[What is required]
In the listing below, locate the lines that hold the string "with". Copy those lines.

[Data]
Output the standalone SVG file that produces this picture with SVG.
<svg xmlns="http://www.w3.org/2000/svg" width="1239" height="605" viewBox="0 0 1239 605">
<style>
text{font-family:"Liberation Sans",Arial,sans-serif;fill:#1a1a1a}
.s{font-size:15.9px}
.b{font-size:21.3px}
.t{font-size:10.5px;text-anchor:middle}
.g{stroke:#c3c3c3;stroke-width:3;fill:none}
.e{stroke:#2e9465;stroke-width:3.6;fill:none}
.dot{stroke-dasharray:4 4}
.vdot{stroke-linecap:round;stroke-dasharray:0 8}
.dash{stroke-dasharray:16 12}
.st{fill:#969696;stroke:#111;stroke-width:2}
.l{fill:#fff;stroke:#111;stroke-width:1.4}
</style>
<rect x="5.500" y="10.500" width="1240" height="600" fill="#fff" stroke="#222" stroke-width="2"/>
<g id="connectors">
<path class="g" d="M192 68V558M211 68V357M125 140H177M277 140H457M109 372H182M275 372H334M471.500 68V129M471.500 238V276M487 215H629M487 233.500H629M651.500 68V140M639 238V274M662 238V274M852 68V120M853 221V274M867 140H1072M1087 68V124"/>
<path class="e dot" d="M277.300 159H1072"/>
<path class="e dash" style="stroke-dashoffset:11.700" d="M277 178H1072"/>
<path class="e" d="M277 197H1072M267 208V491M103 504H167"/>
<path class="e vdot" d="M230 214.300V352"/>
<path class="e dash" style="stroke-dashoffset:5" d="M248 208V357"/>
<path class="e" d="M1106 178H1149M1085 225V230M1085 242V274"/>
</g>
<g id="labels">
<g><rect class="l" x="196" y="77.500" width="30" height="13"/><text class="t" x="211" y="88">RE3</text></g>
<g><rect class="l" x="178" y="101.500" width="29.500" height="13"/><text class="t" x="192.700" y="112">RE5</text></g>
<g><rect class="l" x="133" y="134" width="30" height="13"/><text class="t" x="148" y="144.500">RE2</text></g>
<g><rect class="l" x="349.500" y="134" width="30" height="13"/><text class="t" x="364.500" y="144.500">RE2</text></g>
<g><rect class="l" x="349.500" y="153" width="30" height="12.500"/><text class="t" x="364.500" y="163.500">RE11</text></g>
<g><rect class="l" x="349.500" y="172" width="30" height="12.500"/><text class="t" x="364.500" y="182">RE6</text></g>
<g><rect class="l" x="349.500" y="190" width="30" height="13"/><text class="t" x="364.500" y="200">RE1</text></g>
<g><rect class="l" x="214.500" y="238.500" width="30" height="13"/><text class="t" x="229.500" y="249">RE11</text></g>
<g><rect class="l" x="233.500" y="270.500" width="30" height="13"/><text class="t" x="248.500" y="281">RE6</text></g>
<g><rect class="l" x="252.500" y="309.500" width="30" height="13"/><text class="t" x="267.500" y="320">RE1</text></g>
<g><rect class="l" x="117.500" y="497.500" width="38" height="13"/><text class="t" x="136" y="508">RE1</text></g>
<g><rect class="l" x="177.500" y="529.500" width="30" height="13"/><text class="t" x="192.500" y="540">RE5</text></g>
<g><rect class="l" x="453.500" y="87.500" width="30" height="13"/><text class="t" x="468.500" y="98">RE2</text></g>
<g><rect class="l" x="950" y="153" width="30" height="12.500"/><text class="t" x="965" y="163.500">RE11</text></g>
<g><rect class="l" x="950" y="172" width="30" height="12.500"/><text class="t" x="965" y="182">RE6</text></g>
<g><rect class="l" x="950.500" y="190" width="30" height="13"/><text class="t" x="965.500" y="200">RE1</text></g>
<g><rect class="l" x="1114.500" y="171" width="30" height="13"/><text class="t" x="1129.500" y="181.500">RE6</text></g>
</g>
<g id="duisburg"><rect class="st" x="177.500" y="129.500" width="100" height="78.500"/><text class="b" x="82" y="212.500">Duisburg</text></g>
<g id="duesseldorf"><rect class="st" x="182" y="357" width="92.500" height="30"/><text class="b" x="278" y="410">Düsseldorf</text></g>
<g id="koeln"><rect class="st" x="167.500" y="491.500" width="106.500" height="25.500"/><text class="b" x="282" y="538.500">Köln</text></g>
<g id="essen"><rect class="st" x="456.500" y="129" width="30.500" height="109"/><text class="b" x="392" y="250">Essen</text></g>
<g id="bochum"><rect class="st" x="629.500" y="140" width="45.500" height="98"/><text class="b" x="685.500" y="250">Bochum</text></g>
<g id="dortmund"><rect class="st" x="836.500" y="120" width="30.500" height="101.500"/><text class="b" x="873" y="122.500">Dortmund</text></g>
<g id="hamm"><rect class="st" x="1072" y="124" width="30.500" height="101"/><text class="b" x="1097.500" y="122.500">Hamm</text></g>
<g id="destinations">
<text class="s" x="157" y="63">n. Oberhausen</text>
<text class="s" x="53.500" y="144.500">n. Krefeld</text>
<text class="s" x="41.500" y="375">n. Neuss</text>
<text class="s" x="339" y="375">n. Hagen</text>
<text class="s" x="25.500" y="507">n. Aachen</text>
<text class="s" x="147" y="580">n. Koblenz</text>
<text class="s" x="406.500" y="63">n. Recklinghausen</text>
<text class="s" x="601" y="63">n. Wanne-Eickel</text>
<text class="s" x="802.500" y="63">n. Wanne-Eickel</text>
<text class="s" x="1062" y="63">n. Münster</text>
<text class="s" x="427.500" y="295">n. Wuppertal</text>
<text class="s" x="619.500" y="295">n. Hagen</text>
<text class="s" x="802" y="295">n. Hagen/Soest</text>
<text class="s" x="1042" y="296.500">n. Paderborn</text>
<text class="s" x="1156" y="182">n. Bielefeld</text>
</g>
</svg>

* * *

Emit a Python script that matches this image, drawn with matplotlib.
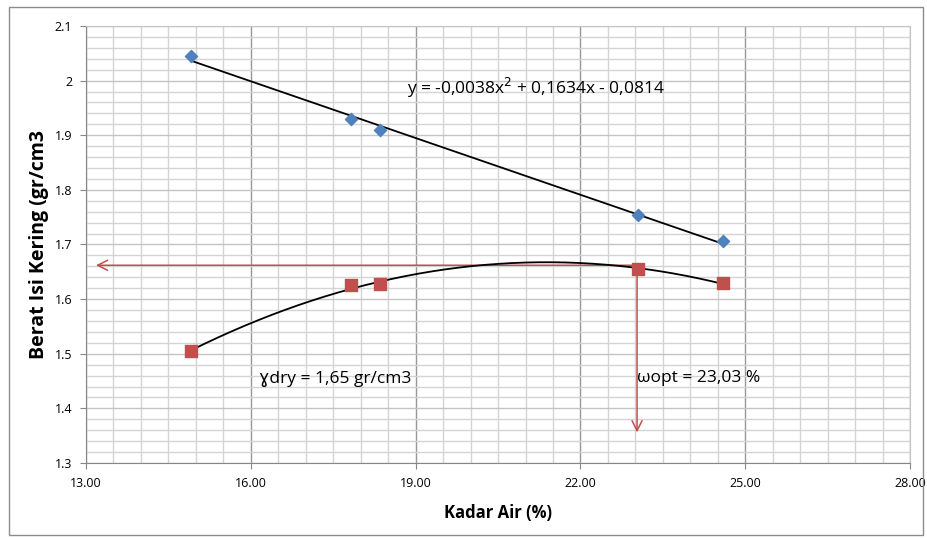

[Response for this exercise]
Output the standalone SVG file that produces this picture with SVG.
Emit a Python script that matches this image, drawn with matplotlib.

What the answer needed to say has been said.